SET PROBLEM ::
Please list all lines of the material below in which the string "produces" occurs.

(Data extracted from a collection)
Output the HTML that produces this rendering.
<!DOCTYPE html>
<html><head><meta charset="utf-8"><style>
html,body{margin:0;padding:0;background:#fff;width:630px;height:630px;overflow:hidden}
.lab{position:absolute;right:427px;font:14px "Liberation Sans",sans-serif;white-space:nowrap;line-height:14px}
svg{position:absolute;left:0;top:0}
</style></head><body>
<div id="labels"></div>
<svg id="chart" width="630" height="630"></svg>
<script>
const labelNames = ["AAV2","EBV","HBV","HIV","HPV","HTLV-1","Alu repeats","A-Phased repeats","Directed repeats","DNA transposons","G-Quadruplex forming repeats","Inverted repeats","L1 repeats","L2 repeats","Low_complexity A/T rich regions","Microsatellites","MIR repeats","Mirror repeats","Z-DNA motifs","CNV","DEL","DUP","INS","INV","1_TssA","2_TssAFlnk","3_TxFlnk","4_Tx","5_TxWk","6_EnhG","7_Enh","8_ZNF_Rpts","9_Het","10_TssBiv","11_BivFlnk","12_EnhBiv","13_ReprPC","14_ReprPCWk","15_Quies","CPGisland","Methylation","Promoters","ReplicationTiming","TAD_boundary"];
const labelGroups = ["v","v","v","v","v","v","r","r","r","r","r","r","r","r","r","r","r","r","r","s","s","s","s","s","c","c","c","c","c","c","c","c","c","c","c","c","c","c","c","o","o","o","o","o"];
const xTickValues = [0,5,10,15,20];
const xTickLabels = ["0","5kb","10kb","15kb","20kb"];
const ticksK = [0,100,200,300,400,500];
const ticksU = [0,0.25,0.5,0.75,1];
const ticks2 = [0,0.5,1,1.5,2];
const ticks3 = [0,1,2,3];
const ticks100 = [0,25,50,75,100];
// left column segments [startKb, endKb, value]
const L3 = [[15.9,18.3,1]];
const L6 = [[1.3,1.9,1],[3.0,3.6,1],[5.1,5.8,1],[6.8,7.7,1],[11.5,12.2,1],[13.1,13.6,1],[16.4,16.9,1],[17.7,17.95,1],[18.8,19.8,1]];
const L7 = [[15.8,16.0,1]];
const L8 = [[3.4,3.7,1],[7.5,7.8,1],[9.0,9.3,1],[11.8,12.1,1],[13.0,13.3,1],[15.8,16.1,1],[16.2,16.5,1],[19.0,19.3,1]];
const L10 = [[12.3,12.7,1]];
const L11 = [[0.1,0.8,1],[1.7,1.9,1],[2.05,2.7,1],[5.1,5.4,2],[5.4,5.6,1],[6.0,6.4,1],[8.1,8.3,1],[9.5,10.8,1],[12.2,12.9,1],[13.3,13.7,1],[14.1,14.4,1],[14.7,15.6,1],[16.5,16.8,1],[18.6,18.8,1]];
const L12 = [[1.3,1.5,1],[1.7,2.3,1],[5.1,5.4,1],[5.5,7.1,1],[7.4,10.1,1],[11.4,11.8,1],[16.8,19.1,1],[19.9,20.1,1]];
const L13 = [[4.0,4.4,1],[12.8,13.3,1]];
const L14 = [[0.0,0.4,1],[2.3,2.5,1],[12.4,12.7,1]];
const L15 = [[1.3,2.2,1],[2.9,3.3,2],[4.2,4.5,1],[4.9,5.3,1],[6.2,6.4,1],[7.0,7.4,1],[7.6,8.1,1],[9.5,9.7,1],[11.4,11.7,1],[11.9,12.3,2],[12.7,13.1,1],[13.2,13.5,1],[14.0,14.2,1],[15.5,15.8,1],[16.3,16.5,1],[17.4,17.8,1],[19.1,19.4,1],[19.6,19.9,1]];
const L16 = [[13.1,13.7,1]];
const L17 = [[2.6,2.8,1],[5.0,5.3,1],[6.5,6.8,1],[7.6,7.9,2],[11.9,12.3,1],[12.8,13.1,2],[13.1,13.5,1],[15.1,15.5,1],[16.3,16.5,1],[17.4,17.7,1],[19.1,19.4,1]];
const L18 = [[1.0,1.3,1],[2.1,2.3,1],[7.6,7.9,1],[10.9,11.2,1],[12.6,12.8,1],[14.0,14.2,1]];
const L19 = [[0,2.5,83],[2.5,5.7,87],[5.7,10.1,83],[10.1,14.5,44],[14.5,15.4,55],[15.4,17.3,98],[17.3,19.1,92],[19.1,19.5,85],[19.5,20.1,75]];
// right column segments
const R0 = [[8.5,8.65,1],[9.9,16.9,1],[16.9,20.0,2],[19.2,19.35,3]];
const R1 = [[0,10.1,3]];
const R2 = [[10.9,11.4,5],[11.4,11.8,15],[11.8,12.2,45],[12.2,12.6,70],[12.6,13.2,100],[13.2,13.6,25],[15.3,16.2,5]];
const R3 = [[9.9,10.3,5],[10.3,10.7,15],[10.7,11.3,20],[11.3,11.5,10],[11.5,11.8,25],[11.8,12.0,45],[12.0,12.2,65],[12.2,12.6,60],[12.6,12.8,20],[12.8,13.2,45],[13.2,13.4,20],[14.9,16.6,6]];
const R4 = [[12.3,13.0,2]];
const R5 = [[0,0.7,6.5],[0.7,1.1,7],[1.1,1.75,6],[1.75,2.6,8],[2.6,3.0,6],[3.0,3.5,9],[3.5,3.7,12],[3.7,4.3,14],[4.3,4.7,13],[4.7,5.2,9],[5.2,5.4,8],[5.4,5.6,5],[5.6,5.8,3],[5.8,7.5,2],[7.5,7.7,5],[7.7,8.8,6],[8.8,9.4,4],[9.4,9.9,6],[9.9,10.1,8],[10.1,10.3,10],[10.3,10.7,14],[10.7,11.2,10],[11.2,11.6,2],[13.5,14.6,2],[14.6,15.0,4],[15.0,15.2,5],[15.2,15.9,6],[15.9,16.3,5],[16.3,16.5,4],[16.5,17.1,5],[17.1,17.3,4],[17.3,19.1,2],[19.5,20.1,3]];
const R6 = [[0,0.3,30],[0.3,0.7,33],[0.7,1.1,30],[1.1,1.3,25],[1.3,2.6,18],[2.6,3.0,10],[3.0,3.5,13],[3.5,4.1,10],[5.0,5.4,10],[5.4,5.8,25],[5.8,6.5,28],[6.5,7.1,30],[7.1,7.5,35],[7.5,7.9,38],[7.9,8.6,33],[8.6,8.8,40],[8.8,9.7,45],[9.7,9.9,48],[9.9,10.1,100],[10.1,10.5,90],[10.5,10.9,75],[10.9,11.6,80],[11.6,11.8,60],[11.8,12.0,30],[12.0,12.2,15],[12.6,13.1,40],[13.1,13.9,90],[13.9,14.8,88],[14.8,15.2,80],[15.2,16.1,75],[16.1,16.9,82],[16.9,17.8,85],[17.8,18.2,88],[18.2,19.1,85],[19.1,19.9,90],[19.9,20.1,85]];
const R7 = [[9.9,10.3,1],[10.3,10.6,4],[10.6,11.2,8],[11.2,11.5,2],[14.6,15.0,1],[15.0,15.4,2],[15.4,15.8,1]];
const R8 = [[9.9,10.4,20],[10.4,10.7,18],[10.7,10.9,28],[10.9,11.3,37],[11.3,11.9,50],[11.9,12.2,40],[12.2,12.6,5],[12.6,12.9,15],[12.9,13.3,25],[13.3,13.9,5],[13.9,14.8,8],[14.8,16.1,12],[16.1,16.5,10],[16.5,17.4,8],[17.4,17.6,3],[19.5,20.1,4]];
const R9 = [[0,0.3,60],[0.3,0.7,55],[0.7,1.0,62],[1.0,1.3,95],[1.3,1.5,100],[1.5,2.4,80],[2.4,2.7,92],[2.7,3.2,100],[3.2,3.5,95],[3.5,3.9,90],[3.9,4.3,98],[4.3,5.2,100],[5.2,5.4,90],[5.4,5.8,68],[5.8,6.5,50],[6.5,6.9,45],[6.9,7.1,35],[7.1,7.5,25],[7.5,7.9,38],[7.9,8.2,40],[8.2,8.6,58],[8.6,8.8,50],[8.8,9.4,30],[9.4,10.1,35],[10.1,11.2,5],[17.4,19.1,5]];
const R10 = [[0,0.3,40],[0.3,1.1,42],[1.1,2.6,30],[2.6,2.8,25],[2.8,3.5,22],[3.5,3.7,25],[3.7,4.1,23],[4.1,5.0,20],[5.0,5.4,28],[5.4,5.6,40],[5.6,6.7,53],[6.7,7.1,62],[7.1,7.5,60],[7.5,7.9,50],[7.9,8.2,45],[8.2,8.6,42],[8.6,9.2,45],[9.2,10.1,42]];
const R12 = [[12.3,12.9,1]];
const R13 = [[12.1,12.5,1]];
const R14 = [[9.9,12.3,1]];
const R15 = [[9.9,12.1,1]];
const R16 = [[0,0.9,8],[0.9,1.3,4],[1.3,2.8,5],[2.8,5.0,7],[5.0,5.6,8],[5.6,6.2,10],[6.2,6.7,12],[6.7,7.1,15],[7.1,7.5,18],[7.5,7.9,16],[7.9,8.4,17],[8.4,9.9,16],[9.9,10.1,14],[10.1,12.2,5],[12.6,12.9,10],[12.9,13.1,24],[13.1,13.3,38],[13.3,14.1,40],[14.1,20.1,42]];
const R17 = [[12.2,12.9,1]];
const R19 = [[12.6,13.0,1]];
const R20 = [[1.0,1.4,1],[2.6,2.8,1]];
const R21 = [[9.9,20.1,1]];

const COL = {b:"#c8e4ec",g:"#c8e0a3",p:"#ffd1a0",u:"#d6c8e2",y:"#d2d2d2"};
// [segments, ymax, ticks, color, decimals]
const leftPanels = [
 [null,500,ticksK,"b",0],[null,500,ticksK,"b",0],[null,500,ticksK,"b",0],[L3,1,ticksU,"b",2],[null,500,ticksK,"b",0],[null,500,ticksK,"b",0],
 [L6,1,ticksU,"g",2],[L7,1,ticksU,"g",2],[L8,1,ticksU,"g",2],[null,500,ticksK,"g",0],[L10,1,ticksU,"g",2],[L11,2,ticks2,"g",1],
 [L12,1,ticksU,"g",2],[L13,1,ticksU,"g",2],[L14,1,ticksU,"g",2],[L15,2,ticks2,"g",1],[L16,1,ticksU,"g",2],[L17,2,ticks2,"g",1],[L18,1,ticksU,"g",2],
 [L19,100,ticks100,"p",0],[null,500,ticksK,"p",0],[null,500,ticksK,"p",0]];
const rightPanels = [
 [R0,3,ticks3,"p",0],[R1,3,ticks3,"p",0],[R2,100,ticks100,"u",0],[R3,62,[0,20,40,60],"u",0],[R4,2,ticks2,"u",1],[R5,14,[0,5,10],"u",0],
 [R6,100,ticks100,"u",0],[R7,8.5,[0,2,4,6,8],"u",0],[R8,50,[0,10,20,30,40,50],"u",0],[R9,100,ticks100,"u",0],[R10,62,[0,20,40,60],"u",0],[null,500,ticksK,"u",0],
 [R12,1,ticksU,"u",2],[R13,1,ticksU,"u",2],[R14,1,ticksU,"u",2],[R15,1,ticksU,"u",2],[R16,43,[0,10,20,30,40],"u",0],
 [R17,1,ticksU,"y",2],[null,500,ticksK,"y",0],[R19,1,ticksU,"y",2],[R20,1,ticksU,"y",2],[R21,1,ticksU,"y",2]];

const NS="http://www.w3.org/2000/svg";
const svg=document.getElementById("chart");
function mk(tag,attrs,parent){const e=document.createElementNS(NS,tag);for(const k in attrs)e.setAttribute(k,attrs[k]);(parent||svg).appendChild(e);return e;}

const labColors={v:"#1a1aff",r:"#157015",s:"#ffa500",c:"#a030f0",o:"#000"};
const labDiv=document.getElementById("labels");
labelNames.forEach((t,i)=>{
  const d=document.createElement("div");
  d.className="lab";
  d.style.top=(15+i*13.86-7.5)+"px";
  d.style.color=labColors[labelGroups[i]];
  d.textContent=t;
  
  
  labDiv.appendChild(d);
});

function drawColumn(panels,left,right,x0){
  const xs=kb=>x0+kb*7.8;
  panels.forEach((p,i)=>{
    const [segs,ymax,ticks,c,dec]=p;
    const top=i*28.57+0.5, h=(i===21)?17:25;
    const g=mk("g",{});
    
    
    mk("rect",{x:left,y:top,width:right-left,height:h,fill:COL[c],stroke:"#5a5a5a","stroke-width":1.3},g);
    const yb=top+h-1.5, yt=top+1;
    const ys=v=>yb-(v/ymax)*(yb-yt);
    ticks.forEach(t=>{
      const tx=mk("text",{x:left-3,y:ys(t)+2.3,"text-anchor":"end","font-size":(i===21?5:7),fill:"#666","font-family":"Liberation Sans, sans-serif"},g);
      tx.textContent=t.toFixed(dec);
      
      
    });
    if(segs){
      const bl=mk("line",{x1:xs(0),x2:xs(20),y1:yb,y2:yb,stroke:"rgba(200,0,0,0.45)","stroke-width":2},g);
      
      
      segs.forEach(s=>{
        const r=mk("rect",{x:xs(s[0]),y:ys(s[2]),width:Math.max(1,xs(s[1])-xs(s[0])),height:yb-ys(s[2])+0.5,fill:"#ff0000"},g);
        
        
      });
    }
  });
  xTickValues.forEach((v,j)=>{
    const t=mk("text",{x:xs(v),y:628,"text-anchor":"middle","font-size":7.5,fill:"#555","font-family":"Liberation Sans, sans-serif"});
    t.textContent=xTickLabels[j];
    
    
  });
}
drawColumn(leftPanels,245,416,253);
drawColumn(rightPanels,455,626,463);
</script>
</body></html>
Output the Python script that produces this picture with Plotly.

CORRECT RESULT ::
Output the HTML that produces this rendering.
Output the Python script that produces this picture with Plotly.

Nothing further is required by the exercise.